SEA DWELLER, Signs Of A Perfect Disaster

Signs Of A Perfect Disaster

Non serve scrivere che lo shoegaze è tornato di moda in questi anni, venendo anche ricontestualizzato dove non t’immagini. Per i Sea Dweller – a occhio e croce – il mondo s’è fermato al massimo nel 1991, ma è il caso di aggiungere un chissenefrega. Due chitarre, basso e una drum machine per sette pezzi che conducono in un luogo sospeso e fragile, lo stesso dove sono passati Lush, Ride,  Slowdive e My Bloody Valentine (la prima recensione del disco l’ho trovata sul blog “Feed Me With Your Kiss”…). Qualche anno prima, probabilmente, avrebbero ascoltato i Cure.
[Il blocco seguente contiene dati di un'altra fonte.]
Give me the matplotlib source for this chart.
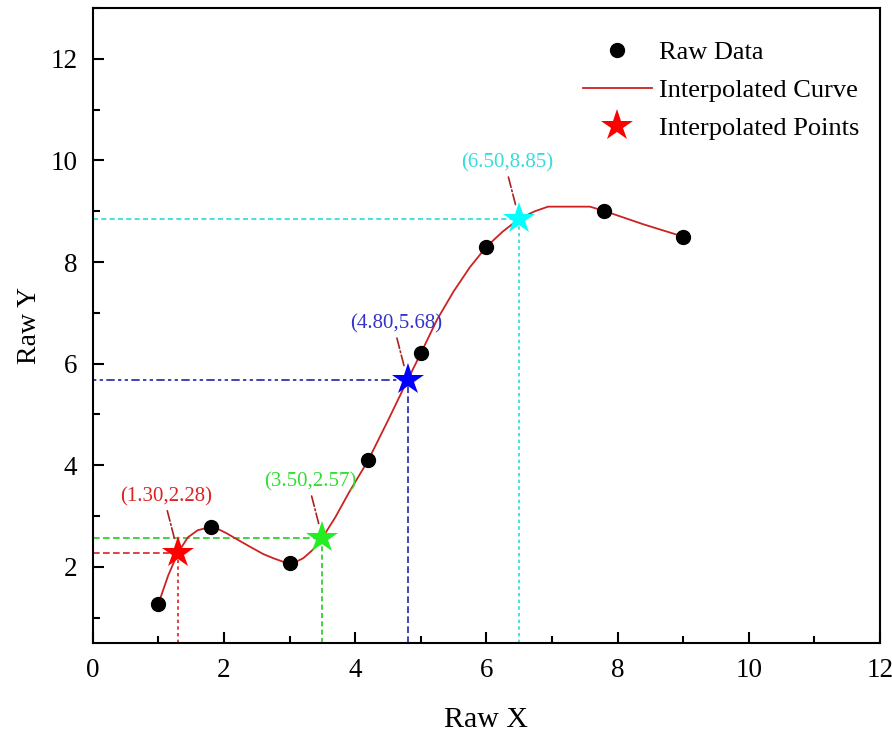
import numpy as np
import matplotlib.pyplot as plt
from matplotlib.ticker import MultipleLocator

# raw data points
raw_x = [1.0, 1.8, 3.0, 4.2, 5.0, 6.0, 7.8, 9.0]
raw_y = [1.27, 2.78, 2.08, 4.10, 6.20, 8.30, 9.00, 8.50]

# interpolated curve
curve_x = [1.0, 1.15, 1.3, 1.45, 1.6, 1.78, 1.9, 2.04, 2.2, 2.39, 2.6, 2.75,
           2.9, 3.0, 3.1, 3.21, 3.35, 3.5, 3.7, 3.9, 4.2, 4.5, 4.8, 5.0,
           5.25, 5.5, 5.75, 6.0, 6.25, 6.5, 6.74, 6.94, 7.58, 7.81, 8.4, 9.0]
curve_y = [1.27, 1.83, 2.28, 2.58, 2.72, 2.78, 2.75, 2.66, 2.54, 2.40, 2.25, 2.17,
           2.10, 2.08, 2.10, 2.17, 2.33, 2.57, 2.98, 3.45, 4.10, 4.88, 5.68, 6.20,
           6.87, 7.42, 7.90, 8.30, 8.60, 8.85, 9.00, 9.09, 9.09, 9.00, 8.74, 8.50]

# interpolated points
pt_x = [1.30, 3.50, 4.80, 6.50]
pt_y = [2.28, 2.57, 5.68, 8.85]
pt_colors = ['#ff0000', '#22ee22', '#0000ff', '#00ffff']
label_colors = ['#dd2222', '#33dd33', '#3333cc', '#33dddd']
guide_colors = ['#dd2222', '#22cc22', '#2222aa', '#22dddd']
guide_h = [(0, (4, 2)), (0, (4, 2)), (0, (2, 2, 2, 2, 5, 2)), (0, (3, 2))]
guide_v = [(0, (2, 2)), (0, (3, 2)), (0, (4, 2)), (0, (2, 2))]

plt.rcParams['font.family'] = 'Liberation Serif'

fig = plt.figure(figsize=(8.92, 7.32), dpi=100)
ax = fig.add_axes([0.104, 0.1216, 0.8825, 0.8674])

x0, y0 = 0, 0.5
for i in range(len(pt_x)):
    ax.plot([x0, pt_x[i]], [pt_y[i], pt_y[i]], color=guide_colors[i],
            linestyle=guide_h[i], linewidth=1.2, zorder=1)
    ax.plot([pt_x[i], pt_x[i]], [y0, pt_y[i]], color=guide_colors[i],
            linestyle=guide_v[i], linewidth=1.2, zorder=1)

ax.plot(curve_x, curve_y, color='#cc2222', linewidth=1.3, zorder=2,
        label='Interpolated Curve')
ax.plot(raw_x, raw_y, 'o', color='black', markersize=10, zorder=3,
        label='Raw Data')
for i in range(len(pt_x)):
    ax.plot(pt_x[i], pt_y[i], '*', color=pt_colors[i], markersize=24,
            markeredgewidth=0, zorder=4)
    ax.annotate('(%.2f,%.2f)' % (pt_x[i], pt_y[i]), xy=(pt_x[i], pt_y[i]),
                xytext=(-8.5, 40), textcoords='offset points',
                ha='center', va='center', fontsize=15, color=label_colors[i],
                arrowprops=dict(arrowstyle='-', color='#aa2222', linestyle='-.',
                                linewidth=1.2, shrinkA=1, shrinkB=10,
                                relpos=(0.5, 0)))

# legend proxy for the stars
ax.plot([], [], '*', color='#ff0000', markersize=24, markeredgewidth=0,
        label='Interpolated Points')
handles, labels = ax.get_legend_handles_labels()
order = [1, 0, 2]
ax.legend([handles[k] for k in order], [labels[k] for k in order],
          loc='upper right', bbox_to_anchor=(1.008, 0.99), frameon=False,
          fontsize=19, handlelength=2.6, handletextpad=0.3,
          labelspacing=0.55, borderaxespad=0.6)

ax.set_xlim(0, 12)
ax.set_ylim(0.5, 13)
ax.xaxis.set_major_locator(MultipleLocator(2))
ax.xaxis.set_minor_locator(MultipleLocator(1))
ax.yaxis.set_major_locator(MultipleLocator(2))
ax.yaxis.set_minor_locator(MultipleLocator(1))
ax.set_yticks([2, 4, 6, 8, 10, 12])
ax.tick_params(which='both', direction='in', top=False, right=False,
               width=1.5, labelsize=19.5)
ax.tick_params(which='major', length=8, pad=11)
ax.tick_params(which='minor', length=5)
for s in ax.spines.values():
    s.set_linewidth(1.5)

ax.set_xlabel('Raw X', fontsize=21.5, labelpad=17)
ax.set_ylabel('Raw Y', fontsize=20, labelpad=6)

fig.savefig('out.png', dpi=100)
Voci soffuse d’adolescenti, melodie delicate, basso pulsante quando serve e sound riverberato e pulviscolare: sanno tutti i trucchi del mestiere e ricreano – come da copione – stati d’animo ambigui, a metà strada tra beatitudine e tristezza. La loro forza sta semplicemente nel “tocco” pop, qualcosa di molto difficile da descrivere, ma facilissimo da individuare quando s’ascolta il disco. Potremmo immaginarli, pallidissimi, girare per Londra e scroccare a qualcuno una copia di Melody Maker per vedere se c’è la recensione di Signs Of A Perfect Disaster, invece sono di Roma e ogni tanto googleranno alla ricerca di qualcuno che abbia parlato di loro. Molto meno romantico, ma quel che conta è che il disco è bello.